Below, locate the line that contains "Give me the Altair source for this chart.". Repeat exactly from that line to the line that contains "import pandas as pd", inclusive, leaving out the pictures.

**Dataset rows**
***

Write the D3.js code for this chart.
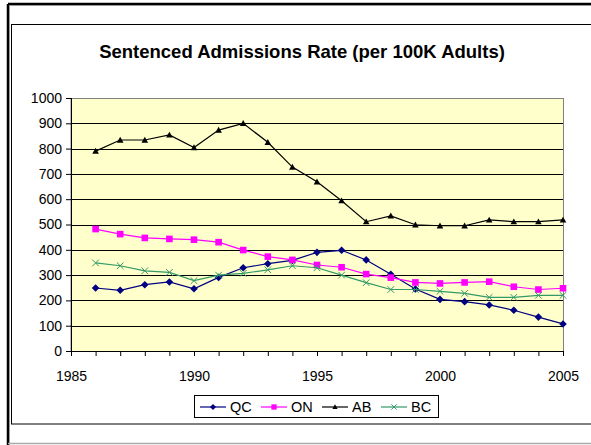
<!DOCTYPE html>
<html>
<head>
<meta charset="utf-8">
<script src="https://cdn.jsdelivr.net/npm/d3@7"></script>
<style>
  body { margin: 0; background: #fff; }
  svg { display: block; font-family: "Liberation Sans", Arial, sans-serif; }
  .tick text { font-size: 14px; fill: #000; }
</style>
</head>
<body>
<svg id="chart" width="591" height="445"></svg>
<script>
var years = [1986, 1987, 1988, 1989, 1990, 1991, 1992, 1993, 1994, 1995,
             1996, 1997, 1998, 1999, 2000, 2001, 2002, 2003, 2004, 2005];
var qc = [249, 240, 262, 273, 246, 291, 329, 345, 358, 390,
          398, 360, 303, 245, 204, 195, 182, 161, 134, 107];
var on = [482, 462, 447, 443, 440, 430, 399, 373, 360, 340,
          331, 304, 290, 271, 267, 271, 274, 254, 243, 248];
var ab = [790, 834, 834, 854, 804, 873, 900, 825, 727, 669,
          594, 511, 534, 499, 495, 495, 518, 511, 511, 518];
var bc = [348, 337, 317, 311, 278, 300, 307, 321, 337, 329,
          300, 270, 243, 243, 236, 228, 212, 212, 220, 220];
var yTicks = [0, 100, 200, 300, 400, 500, 600, 700, 800, 900, 1000];
var xLabels = [1985, 1990, 1995, 2000, 2005];

var series = [
  { name: "QC", values: qc, color: "#000080", marker: "diamond" },
  { name: "ON", values: on, color: "#ff00ff", marker: "square" },
  { name: "AB", values: ab, color: "#000000", marker: "triangle" },
  { name: "BC", values: bc, color: "#339966", marker: "cross" }
];

var svg = d3.select("#chart");

// outer frame
svg.append("line").attr("x1", 8).attr("y1", 4).attr("x2", 8).attr("y2", 445)
  .attr("stroke", "#000").attr("stroke-width", 2.5);
svg.append("line").attr("x1", 8).attr("y1", 4).attr("x2", 591).attr("y2", 4)
  .attr("stroke", "#000").attr("stroke-width", 2.5);
svg.append("line").attr("x1", 9.5).attr("y1", 5.5).attr("x2", 9.5).attr("y2", 445)
  .attr("stroke", "#999").attr("stroke-width", 1);
svg.append("line").attr("x1", 9.5).attr("y1", 5.5).attr("x2", 591).attr("y2", 5.5)
  .attr("stroke", "#999").attr("stroke-width", 1);
svg.append("line").attr("x1", 8).attr("y1", 443.5).attr("x2", 591).attr("y2", 443.5)
  .attr("stroke", "#aaa").attr("stroke-width", 1.5);

// inner chart area border
svg.append("rect").attr("x", 11.5).attr("y", 24.5).attr("width", 600).attr("height", 399.5)
  .attr("fill", "#fff").attr("stroke", "#000").attr("stroke-width", 1);

svg.append("text").attr("x", 302).attr("y", 58).attr("text-anchor", "middle")
  .attr("font-size", "18.5px").attr("font-weight", "bold")
  .text("Sentenced Admissions Rate (per 100K Adults)");

var plotLeft = 71, plotRight = 563, plotTop = 98, plotBottom = 351;
var x = d3.scaleLinear().domain([1985, 2005]).range([plotLeft, plotRight]);
var y = d3.scaleLinear().domain([0, 1000]).range([plotBottom, plotTop]);

svg.append("rect").attr("x", plotLeft).attr("y", plotTop + 0.5)
  .attr("width", plotRight - plotLeft + 0.5).attr("height", plotBottom - plotTop)
  .attr("fill", "#ffffcc").attr("stroke", "#808080").attr("stroke-width", 1);

// gridlines
svg.append("g").selectAll("line").data(yTicks.slice(1, -1)).enter().append("line")
  .attr("x1", plotLeft).attr("x2", plotRight)
  .attr("y1", function(d) { return Math.round(y(d)) + 0.5; })
  .attr("y2", function(d) { return Math.round(y(d)) + 0.5; })
  .attr("stroke", "#000").attr("stroke-width", 1);

var yAxis = d3.axisLeft(y).tickValues(yTicks).tickSize(5).tickPadding(4).tickFormat(d3.format("d"));
svg.append("g").attr("transform", "translate(" + plotLeft + ",0)").call(yAxis)
  .call(function(g) { g.select(".domain").remove(); })
  .call(function(g) { g.selectAll(".tick line").attr("stroke", "#000"); });
svg.append("line").attr("x1", plotLeft + 0.5).attr("x2", plotLeft + 0.5)
  .attr("y1", plotTop).attr("y2", plotBottom).attr("stroke", "#000");

var xAxis = d3.axisBottom(x).tickValues(d3.range(1985, 2006)).tickSize(5).tickPadding(15)
  .tickFormat(function(d) { return xLabels.indexOf(d) >= 0 ? d : ""; });
svg.append("g").attr("transform", "translate(0," + plotBottom + ")").call(xAxis)
  .call(function(g) { g.select(".domain").remove(); })
  .call(function(g) { g.selectAll(".tick line").attr("stroke", "#000"); });
svg.append("line").attr("x1", plotLeft).attr("x2", plotRight)
  .attr("y1", plotBottom + 0.5).attr("y2", plotBottom + 0.5).attr("stroke", "#000");

function drawMarker(g, type, cx, cy, color, s) {
  if (type === "diamond") {
    g.append("path").attr("d", "M" + cx + "," + (cy - s) + "L" + (cx + s) + "," + cy +
      "L" + cx + "," + (cy + s) + "L" + (cx - s) + "," + cy + "Z").attr("fill", color);
  } else if (type === "square") {
    g.append("rect").attr("x", cx - s).attr("y", cy - s).attr("width", 2 * s).attr("height", 2 * s)
      .attr("fill", color);
  } else if (type === "triangle") {
    g.append("path").attr("d", "M" + cx + "," + (cy - s) + "L" + (cx + s) + "," + (cy + s * 0.8) +
      "L" + (cx - s) + "," + (cy + s * 0.8) + "Z").attr("fill", color);
  } else {
    g.append("path").attr("d", "M" + (cx - s) + "," + (cy - s) + "L" + (cx + s) + "," + (cy + s) +
      "M" + (cx + s) + "," + (cy - s) + "L" + (cx - s) + "," + (cy + s))
      .attr("stroke", color).attr("stroke-width", 1).attr("fill", "none");
  }
}

var sizes = { diamond: 3.8, square: 3.3, triangle: 3.3, cross: 3.3 };
var line = d3.line().x(function(d, i) { return x(years[i]); }).y(function(d) { return y(d); });

series.forEach(function(s) {
  var g = svg.append("g");
  g.append("path").datum(s.values).attr("d", line)
    .attr("fill", "none").attr("stroke", s.color).attr("stroke-width", 1.2);
  s.values.forEach(function(v, i) {
    drawMarker(g, s.marker, x(years[i]), y(v), s.color, sizes[s.marker]);
  });
});

// legend
var lg = svg.append("g");
lg.append("rect").attr("x", 194.5).attr("y", 395.5).attr("width", 244).attr("height", 22)
  .attr("fill", "#fff").attr("stroke", "#000");
var legendX = [200, 261, 322, 381];
series.forEach(function(s, i) {
  var lx = legendX[i], ly = 407;
  lg.append("line").attr("x1", lx).attr("x2", lx + 26).attr("y1", ly).attr("y2", ly)
    .attr("stroke", s.color).attr("stroke-width", 1.2);
  drawMarker(lg, s.marker, lx + 13, ly, s.color, sizes[s.marker] * 0.8);
  lg.append("text").attr("x", lx + 30).attr("y", ly + 5).attr("font-size", "14.5px").text(s.name);
});
</script>
</body>
</html>
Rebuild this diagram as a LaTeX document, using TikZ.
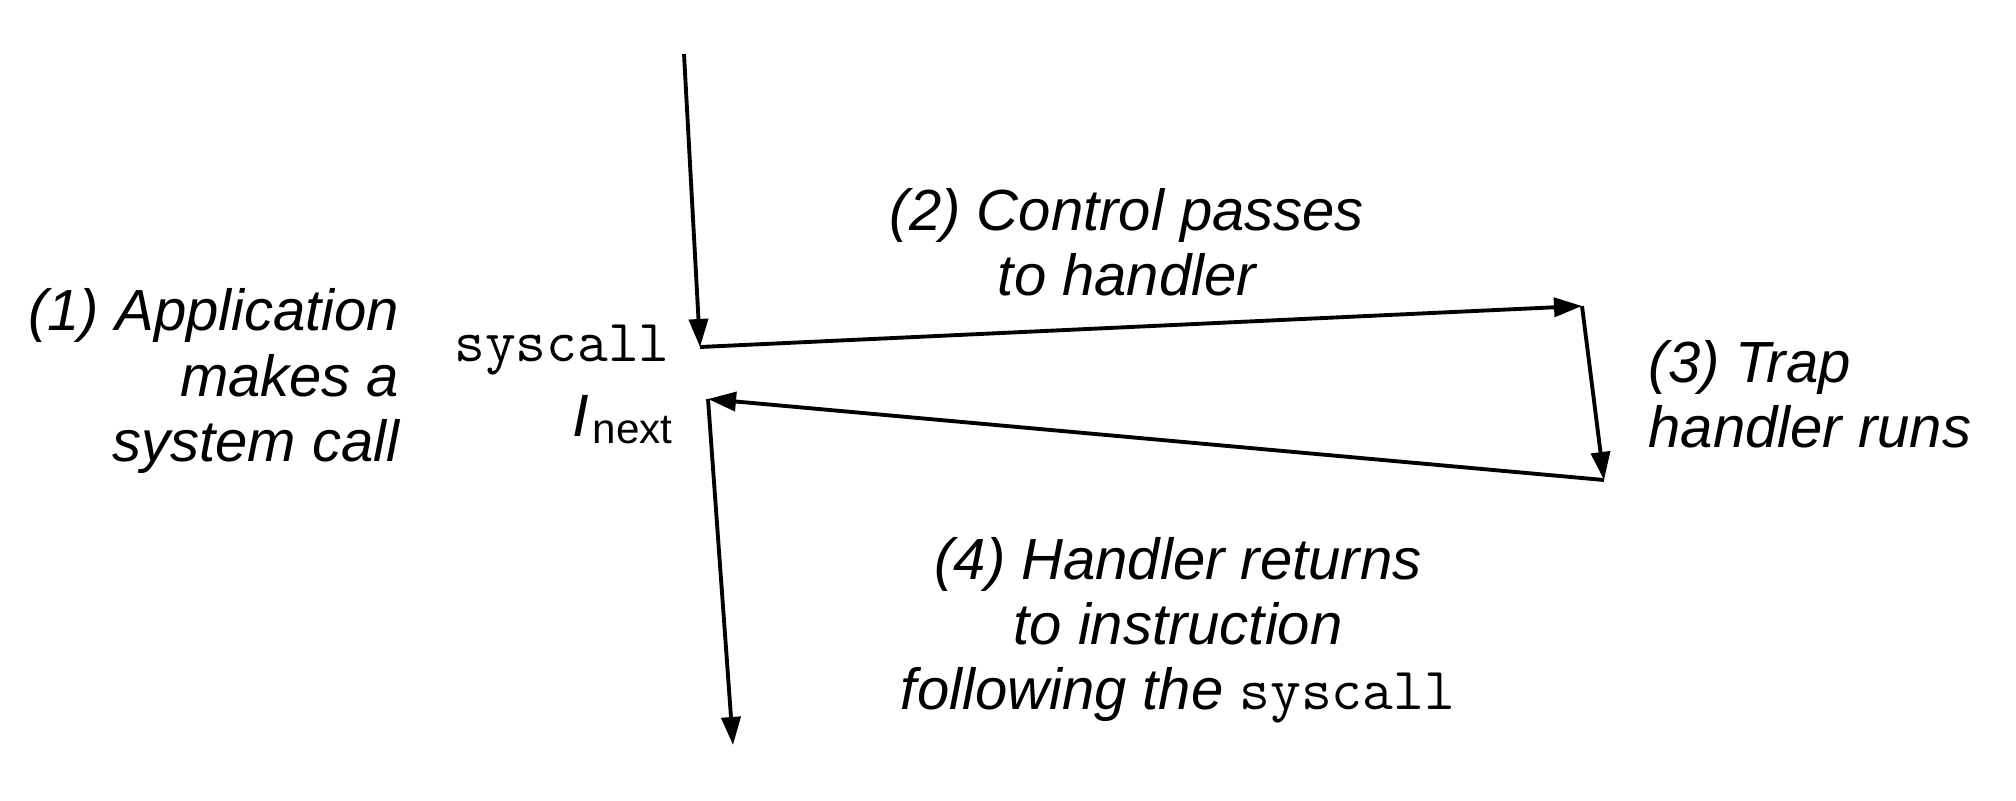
\documentclass[tikz,border=0pt]{standalone}
\usepackage{fontspec}
\setmainfont{Liberation Sans}
\usetikzlibrary{arrows.meta}
\begin{document}
\begin{tikzpicture}[x=0.01cm,y=-0.01cm,
  lbl/.style={font=\fontsize{16.5}{18.5}\selectfont\itshape, inner sep=0pt, align=center},
  flow/.style={line width=1.1pt, -{Triangle[length=0.28cm,width=0.19cm]}},
]
\useasboundingbox[fill=white] (0,0) rectangle (2016,800);

\coordinate (top) at (684,54);
\coordinate (sc) at (700,347);
\coordinate (h1) at (1582,306);
\coordinate (h2) at (1604,480);
\coordinate (nx) at (708,399);
\coordinate (bot) at (733,745);

\draw[flow] (top) -- (sc);
\draw[flow] (sc) -- (h1);
\draw[flow] (h1) -- (h2);
\draw[flow] (h2) -- (nx);
\draw[flow] (nx) -- (bot);

\node[lbl, align=right, anchor=east] (app) at (400,381) {(1) Application\\makes a\\system call};
\node[font=\fontsize{17}{19}\selectfont\ttfamily, inner sep=0pt] (sys) at (562,350) {syscall};
\node[inner sep=0pt, anchor=base west] (inext) at (572,436) {\fontsize{17}{19}\selectfont\itshape I\kern1pt\raisebox{-2pt}{\upshape\fontsize{12}{14}\selectfont next}};
\node[lbl] (ctl) at (1127,242) {(2) Control passes\\to handler};
\node[lbl, align=left, anchor=west] (trap) at (1648,394) {(3) Trap\\handler runs};
\node[lbl] (ret) at (1178,630) {(4) Handler returns\\to instruction\\following the {\upshape\ttfamily\fontsize{17}{19}\selectfont syscall}};
\end{tikzpicture}
\end{document}
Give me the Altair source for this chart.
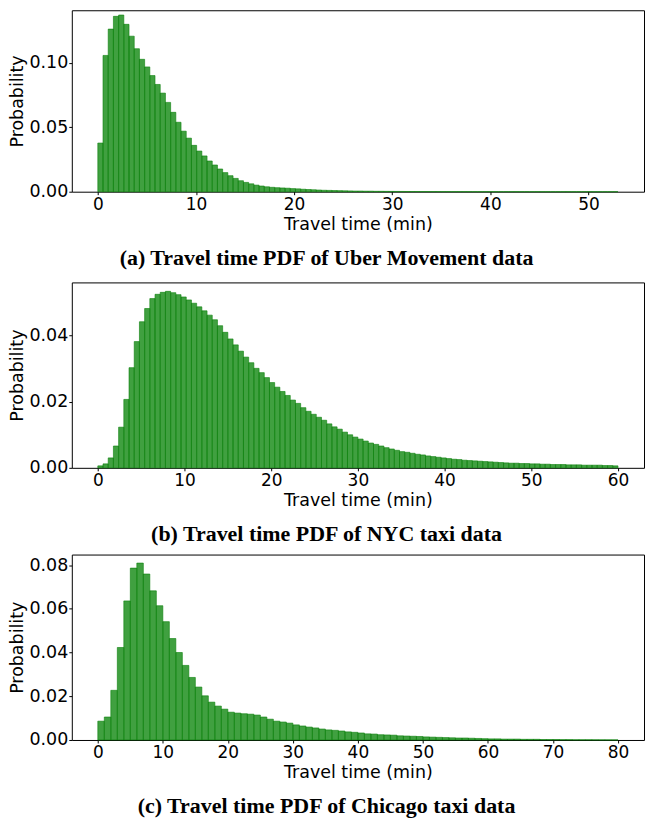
import altair as alt
import pandas as pd

# ---------------- data ----------------
uber_range = [0, 53]
uber_vals = [
    0.0377, 0.1056, 0.1260, 0.1359, 0.1369, 0.1297, 0.1205, 0.1108, 0.1026, 0.0967,
    0.0900, 0.0831, 0.0764, 0.0692, 0.0615, 0.0538, 0.0469, 0.0415, 0.0359, 0.0315,
    0.0277, 0.0238, 0.0207, 0.0176, 0.0148, 0.0124, 0.0103, 0.0085, 0.0072, 0.0061,
    0.0051, 0.0044, 0.0038, 0.0034, 0.0031, 0.0029, 0.0027, 0.0024, 0.0022, 0.0019,
    0.0017, 0.0015, 0.0013, 0.0011, 0.0010, 0.0009, 0.0008, 0.0007, 0.0006, 0.0005,
    0.0005, 0.0004, 0.0004, 0.0003, 0.0003, 0.00025, 0.00023, 0.0002, 0.00018, 0.00016,
    0.00015, 0.00013, 0.00012, 0.00011, 0.0001, 0.00009, 0.00008, 0.00008, 0.00007, 0.00007,
    0.00006, 0.00006, 0.00005, 0.00005, 0.00005, 0.00004, 0.00004, 0.00004, 0.00004, 0.00004,
    0.00004, 0.00004, 0.00004, 0.00004, 0.00004, 0.00003, 0.00003, 0.00003, 0.00003, 0.00003,
    0.00003, 0.00003, 0.00003, 0.00003, 0.00003, 0.00002, 0.00002, 0.00002, 0.00002, 0.00002,
]

nyc_range = [0, 60]
nyc_vals = [
    0.0006, 0.0012, 0.0030, 0.0066, 0.0123, 0.0207, 0.0303, 0.0382, 0.0442, 0.0482,
    0.0512, 0.0525, 0.0531, 0.0534, 0.0530, 0.0524, 0.0517, 0.0508, 0.0498, 0.0487,
    0.0475, 0.0462, 0.0448, 0.0430, 0.0410, 0.0390, 0.0372, 0.0353, 0.0335, 0.0318,
    0.0301, 0.0288, 0.0273, 0.0258, 0.0244, 0.0231, 0.0219, 0.0205, 0.0195, 0.0182,
    0.0171, 0.0162, 0.0153, 0.0144, 0.0133, 0.0124, 0.0117, 0.0108, 0.0100, 0.0093,
    0.0087, 0.0081, 0.0075, 0.0071, 0.0066, 0.0061, 0.0057, 0.0053, 0.0049, 0.0047,
    0.0044, 0.0041, 0.0039, 0.0036, 0.0034, 0.0032, 0.0030, 0.0028, 0.0026, 0.0025,
    0.0023, 0.0022, 0.0021, 0.0020, 0.0019, 0.0018, 0.0017, 0.0016, 0.0015, 0.0014,
    0.0014, 0.0013, 0.0013, 0.0012, 0.0012, 0.0011, 0.0011, 0.0010, 0.0010, 0.0010,
    0.0009, 0.0009, 0.0009, 0.0008, 0.0008, 0.0008, 0.0008, 0.0007, 0.0007, 0.0006,
]

chicago_range = [0, 80]
chicago_vals = [
    0.0086, 0.0105, 0.0227, 0.0423, 0.0636, 0.0786, 0.0809, 0.0759, 0.0682, 0.0614,
    0.0541, 0.0464, 0.0400, 0.0341, 0.0286, 0.0242, 0.0202, 0.0173, 0.0155, 0.0141,
    0.0127, 0.0123, 0.0120, 0.0118, 0.0114, 0.0105, 0.0095, 0.0086, 0.0082, 0.0077,
    0.0069, 0.0064, 0.0059, 0.0055, 0.0050, 0.0046, 0.0044, 0.0041, 0.0037, 0.0035,
    0.0032, 0.0028, 0.0027, 0.0024, 0.0023, 0.0022, 0.0019, 0.0018, 0.0017, 0.0016,
    0.0014, 0.0013, 0.0012, 0.0011, 0.0010, 0.0009, 0.0009, 0.0008, 0.0007, 0.0006,
    0.0005, 0.0005, 0.0004, 0.0004, 0.0004, 0.0003, 0.0003, 0.0003, 0.0002, 0.0002,
    0.0002, 0.00015, 0.00015, 0.0001, 0.0001, 0.0001, 0.00008, 0.00006, 0.00005, 0.00004,
]

uber_xticks = [0, 10, 20, 30, 40, 50]
nyc_xticks = [0, 10, 20, 30, 40, 50, 60]
chicago_xticks = [0, 10, 20, 30, 40, 50, 60, 70, 80]
uber_yticks = [0.0, 0.05, 0.10]
nyc_yticks = [0.0, 0.02, 0.04]
chicago_yticks = [0.0, 0.02, 0.04, 0.06, 0.08]

captions = [
    "(a) Travel time PDF of Uber Movement data",
    "(b) Travel time PDF of NYC taxi data",
    "(c) Travel time PDF of Chicago taxi data",
]
x_title = "Travel time (min)"
y_title = "Probability"

FS = 17.5


def panel(vals, rng, xdomain, xticks, ydomain, yticks, caption, height):
    n = len(vals)
    w = (rng[1] - rng[0]) / n
    df = pd.DataFrame({
        "start": [rng[0] + i * w for i in range(n)],
        "end": [rng[0] + (i + 1) * w for i in range(n)],
        "p": vals,
    })
    return alt.Chart(df).mark_bar(
        fill="#008000", fillOpacity=0.75, stroke="#0a7f0a", strokeWidth=0.6
    ).encode(
        x=alt.X("start:Q", scale=alt.Scale(domain=xdomain, nice=False, zero=False),
                axis=alt.Axis(values=xticks, format="d", title=x_title)),
        x2="end:Q",
        y=alt.Y("p:Q", scale=alt.Scale(domain=ydomain, nice=False, zero=False),
                axis=alt.Axis(values=yticks, format=".2f", title=y_title)),
        y2=alt.datum(0),
    ).properties(
        width=574, height=height,
        title=alt.TitleParams(caption, orient="bottom", anchor="middle", frame="bounds",
                              font="Liberation Serif", fontWeight="bold", fontSize=22,
                              color="black", offset=15.5),
    )


a = panel(uber_vals, uber_range, [-2.65, 55.65], uber_xticks, [0, 0.1406], uber_yticks, captions[0], 182)
b = panel(nyc_vals, nyc_range, [-3, 63], nyc_xticks, [0, 0.0561], nyc_yticks, captions[1], 186)
c = panel(chicago_vals, chicago_range, [-4, 84], chicago_xticks, [0, 0.0848], chicago_yticks, captions[2], 186)

top_pair = alt.vconcat(a, b, spacing=12)
chart = alt.vconcat(top_pair, c, spacing=8).properties(
    padding={"left": 0, "top": 0, "right": 0, "bottom": 0}
).configure_view(
    stroke="black", strokeWidth=1
).configure_axis(
    domain=False, grid=False, ticks=True, tickColor="black", tickSize=3, tickWidth=1,
    labelFont="DejaVu Sans", labelFontSize=FS, labelColor="black",
    titleFont="DejaVu Sans", titleFontSize=FS, titleFontWeight="normal", titleColor="black",
).configure_axisX(labelFontSize=17, labelPadding=2, titleY=23.5).configure_axisY(labelPadding=1, titlePadding=2)

chart.save("out.html", embed_options={"renderer": "svg", "actions": False})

***

**Result of the exercise**
Give me the Altair source for this chart.
import altair as alt
import pandas as pd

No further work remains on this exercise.